|Old blog header, pic by our friend Jules.|
In the winter and spring of 2005, through the kind of series of connections you could map through three or four particular individuals, a dozen or two bloggers began to think of themselves as friends. This was true even though many used pseudonyms and most were vague about location. We read each other's blogs daily, and we left comments, and we began to get to know each other.
That summer, one blogger wondered if we could get a t-shirt?
We celebrate that anniversary every July and send you to read the comment thread, but here are the steps we took.

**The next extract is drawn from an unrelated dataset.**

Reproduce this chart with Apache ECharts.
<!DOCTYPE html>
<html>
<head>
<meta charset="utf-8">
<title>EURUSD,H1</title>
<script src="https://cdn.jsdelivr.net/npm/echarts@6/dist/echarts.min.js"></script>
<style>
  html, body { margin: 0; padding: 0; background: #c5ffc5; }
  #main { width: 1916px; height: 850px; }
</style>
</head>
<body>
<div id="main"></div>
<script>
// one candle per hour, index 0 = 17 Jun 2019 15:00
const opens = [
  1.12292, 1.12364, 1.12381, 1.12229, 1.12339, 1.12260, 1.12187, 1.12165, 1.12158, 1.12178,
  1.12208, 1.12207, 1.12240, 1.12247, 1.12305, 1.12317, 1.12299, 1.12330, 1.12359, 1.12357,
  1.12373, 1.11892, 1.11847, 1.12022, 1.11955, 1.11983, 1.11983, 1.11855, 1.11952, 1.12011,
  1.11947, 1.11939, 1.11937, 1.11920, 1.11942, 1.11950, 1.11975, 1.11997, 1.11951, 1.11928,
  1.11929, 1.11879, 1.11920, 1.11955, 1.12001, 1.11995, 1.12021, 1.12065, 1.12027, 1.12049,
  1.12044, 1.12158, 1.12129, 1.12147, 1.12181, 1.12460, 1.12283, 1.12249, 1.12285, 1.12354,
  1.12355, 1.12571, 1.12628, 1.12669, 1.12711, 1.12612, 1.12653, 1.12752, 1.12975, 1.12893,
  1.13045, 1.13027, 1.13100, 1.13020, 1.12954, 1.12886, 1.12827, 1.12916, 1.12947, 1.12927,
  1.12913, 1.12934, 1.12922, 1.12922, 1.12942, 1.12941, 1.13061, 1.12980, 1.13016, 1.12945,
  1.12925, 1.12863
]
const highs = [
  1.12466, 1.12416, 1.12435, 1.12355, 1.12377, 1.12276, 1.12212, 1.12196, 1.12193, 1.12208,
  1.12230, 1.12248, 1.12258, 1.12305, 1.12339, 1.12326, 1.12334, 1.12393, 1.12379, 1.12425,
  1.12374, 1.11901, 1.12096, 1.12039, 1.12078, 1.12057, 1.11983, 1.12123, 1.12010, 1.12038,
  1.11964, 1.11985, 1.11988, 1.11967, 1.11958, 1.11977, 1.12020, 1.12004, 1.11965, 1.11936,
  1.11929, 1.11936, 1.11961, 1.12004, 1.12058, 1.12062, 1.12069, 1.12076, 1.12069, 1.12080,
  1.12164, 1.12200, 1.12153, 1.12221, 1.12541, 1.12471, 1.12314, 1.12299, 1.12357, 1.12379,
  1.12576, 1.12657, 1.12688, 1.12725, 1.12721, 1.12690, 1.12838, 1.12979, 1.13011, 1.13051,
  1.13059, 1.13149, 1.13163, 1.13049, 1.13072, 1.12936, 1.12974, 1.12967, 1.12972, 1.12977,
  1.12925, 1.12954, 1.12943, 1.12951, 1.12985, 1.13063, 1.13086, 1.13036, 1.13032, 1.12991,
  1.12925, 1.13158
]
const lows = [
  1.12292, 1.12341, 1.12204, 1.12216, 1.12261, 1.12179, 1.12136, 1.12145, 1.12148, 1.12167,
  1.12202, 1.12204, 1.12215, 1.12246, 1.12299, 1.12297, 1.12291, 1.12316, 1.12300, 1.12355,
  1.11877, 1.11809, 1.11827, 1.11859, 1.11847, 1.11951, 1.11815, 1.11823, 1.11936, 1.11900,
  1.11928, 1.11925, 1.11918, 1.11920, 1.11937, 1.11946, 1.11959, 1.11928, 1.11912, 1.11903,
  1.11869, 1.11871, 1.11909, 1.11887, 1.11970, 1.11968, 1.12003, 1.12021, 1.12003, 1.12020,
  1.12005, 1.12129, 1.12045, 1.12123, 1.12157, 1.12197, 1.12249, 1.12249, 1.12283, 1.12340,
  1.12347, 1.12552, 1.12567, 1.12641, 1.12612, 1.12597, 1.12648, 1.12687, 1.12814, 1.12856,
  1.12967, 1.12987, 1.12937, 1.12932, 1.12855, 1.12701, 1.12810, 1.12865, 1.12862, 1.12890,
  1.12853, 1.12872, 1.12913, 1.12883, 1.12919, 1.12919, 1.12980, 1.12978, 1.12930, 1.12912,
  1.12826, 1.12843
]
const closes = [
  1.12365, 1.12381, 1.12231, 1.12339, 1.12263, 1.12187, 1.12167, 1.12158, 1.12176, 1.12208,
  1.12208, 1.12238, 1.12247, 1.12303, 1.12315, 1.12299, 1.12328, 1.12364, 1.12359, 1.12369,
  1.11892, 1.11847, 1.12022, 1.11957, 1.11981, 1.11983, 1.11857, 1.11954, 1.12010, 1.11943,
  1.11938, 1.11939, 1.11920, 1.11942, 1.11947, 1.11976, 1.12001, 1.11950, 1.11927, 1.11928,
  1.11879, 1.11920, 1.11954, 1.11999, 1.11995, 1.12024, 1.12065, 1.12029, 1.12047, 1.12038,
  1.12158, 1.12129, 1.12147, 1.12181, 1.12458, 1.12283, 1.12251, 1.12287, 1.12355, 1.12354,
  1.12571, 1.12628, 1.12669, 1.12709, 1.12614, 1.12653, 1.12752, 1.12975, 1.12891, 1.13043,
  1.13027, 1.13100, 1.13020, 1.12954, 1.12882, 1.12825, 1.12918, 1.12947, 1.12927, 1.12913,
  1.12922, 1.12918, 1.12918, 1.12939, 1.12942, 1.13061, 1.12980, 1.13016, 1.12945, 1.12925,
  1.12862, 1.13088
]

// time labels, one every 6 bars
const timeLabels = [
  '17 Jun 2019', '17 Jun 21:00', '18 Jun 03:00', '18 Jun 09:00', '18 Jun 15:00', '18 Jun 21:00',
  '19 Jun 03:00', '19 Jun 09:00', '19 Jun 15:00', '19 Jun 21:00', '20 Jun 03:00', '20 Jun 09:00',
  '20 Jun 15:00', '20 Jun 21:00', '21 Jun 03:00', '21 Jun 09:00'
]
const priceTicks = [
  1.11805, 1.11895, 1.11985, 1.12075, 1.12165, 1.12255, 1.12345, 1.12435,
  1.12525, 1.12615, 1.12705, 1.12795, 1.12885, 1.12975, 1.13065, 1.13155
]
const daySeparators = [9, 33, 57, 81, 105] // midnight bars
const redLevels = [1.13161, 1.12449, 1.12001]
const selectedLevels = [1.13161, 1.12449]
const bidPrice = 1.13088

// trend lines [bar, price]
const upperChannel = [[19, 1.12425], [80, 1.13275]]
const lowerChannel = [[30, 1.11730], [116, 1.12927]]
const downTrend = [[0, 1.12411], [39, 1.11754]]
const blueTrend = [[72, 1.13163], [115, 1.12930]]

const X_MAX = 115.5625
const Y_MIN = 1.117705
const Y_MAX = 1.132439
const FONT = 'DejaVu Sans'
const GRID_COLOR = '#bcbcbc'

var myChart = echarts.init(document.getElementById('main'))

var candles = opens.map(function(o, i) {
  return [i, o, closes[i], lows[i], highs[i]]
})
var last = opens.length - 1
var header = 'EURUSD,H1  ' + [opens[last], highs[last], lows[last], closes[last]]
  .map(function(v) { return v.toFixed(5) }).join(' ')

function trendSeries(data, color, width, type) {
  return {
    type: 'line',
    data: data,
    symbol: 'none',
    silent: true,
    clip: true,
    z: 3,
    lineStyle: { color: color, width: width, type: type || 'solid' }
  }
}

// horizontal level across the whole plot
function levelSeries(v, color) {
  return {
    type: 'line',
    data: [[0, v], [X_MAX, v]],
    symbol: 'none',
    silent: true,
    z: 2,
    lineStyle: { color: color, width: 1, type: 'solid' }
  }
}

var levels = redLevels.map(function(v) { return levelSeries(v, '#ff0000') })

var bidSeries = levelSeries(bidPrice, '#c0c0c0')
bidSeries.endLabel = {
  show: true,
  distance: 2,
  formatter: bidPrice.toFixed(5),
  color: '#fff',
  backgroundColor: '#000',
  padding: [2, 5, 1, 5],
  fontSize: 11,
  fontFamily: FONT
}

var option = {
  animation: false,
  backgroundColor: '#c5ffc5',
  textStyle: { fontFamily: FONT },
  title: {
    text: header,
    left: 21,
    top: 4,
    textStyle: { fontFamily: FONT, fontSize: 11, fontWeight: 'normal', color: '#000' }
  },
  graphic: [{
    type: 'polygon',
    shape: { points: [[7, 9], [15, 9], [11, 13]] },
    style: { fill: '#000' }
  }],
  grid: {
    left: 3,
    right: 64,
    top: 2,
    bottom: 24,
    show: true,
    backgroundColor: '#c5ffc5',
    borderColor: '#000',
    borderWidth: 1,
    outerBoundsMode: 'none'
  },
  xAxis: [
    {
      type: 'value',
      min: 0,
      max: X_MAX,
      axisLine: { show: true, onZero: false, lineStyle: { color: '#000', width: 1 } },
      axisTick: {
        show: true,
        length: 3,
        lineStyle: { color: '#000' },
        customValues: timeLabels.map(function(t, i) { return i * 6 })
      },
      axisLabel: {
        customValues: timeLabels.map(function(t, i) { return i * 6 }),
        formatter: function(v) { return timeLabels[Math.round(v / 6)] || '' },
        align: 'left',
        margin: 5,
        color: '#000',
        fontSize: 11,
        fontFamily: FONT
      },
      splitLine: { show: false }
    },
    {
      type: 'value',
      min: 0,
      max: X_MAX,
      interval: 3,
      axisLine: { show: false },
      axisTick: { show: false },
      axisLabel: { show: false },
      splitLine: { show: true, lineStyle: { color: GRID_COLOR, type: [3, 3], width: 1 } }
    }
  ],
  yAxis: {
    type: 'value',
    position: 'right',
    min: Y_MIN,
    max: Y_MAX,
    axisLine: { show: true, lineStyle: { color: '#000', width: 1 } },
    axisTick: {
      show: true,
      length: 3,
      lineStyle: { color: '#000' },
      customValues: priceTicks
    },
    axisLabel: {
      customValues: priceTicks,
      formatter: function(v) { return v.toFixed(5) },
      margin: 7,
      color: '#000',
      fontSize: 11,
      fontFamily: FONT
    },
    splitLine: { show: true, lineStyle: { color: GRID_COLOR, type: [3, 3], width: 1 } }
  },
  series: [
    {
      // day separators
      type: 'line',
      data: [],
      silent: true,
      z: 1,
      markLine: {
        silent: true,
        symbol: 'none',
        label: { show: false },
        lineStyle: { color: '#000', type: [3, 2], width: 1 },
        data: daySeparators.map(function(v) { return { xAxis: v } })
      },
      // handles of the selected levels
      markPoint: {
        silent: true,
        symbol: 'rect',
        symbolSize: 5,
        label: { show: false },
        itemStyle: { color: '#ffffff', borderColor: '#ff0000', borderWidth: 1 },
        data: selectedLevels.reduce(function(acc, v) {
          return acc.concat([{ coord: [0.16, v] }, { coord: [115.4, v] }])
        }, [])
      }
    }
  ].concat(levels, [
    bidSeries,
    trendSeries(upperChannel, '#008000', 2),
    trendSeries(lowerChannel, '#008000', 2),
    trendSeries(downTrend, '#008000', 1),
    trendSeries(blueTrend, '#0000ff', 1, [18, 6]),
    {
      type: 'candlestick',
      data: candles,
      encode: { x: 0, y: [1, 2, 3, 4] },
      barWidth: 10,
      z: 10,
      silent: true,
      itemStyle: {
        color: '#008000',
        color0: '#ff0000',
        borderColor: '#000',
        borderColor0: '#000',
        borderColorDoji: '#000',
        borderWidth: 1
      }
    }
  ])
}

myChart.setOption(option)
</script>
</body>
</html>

Two of us went off in separate Internet directions to see if we could start a webring. We also started this blog. Another opened a CafePress store and designed our first t-shirt/coffee mug. We did this with no idea what would come of our efforts, no business plan and no prescribed vision.
We created a point of connection, a hub with a blogroll and a mechanism for navigating from my blog to your blog to someone else's blog.
|You can still buy it, |
but the texts are Year B.
Eventually we made a few rules for membership (see the sidebar). We formed a non-profit. We responded to a collective desire to offer an in-person meeting by organizing our first Big Event in 2008.
From the start we have been an ecumenical collaborative. Yes, our board has officers. And our blog has administrators, as does our Facebook page. But we don't belong to any one person or denomination.
We've come a long way from our pseudonymous blogging days. Facebook led to a lot of nickname-shedding. Over the past seven years, many of us have met in person, arranging meet-ups at the Festival of Homiletics and denominational meetings and in the course of our personal travels. We have become dear friends in real life. We've celebrated births and new relationships, and grieved losses in each other's lives, even the death of a ring member and blog contributor.
Today is not a particular anniversary for our group. If you look back to seven years ago, it was a Saturday, and a retired blogger who is still with us on Facebook offered a round-up of posts, some on blogs that have ended or morphed, just as our lives have done. In those days we didn't have a schedule, and feed readers were not on everyone's radar, and I didn't know anyone who read blogs on a smartphone.
Now we're not 30 or 40 bloggers, but 400, with more friends who don't blog but do comment, and others who know us primarily through our Facebook group. We have many published authors among us.
|Mostly pseudonymous board member feet, 2007.|
We've grown, with all the pains that are part of expansion and all of the joys, too.
|You know you want one.|
You can leave a comment and know someone will read it.
You can come late to the Preacher Party and find someone else staying up all night, too.
You can ask a question and know someone will try to answer it.
And you can still buy a mug that asks the eternal question, "Does This Pulpit Make My Butt Look Big?"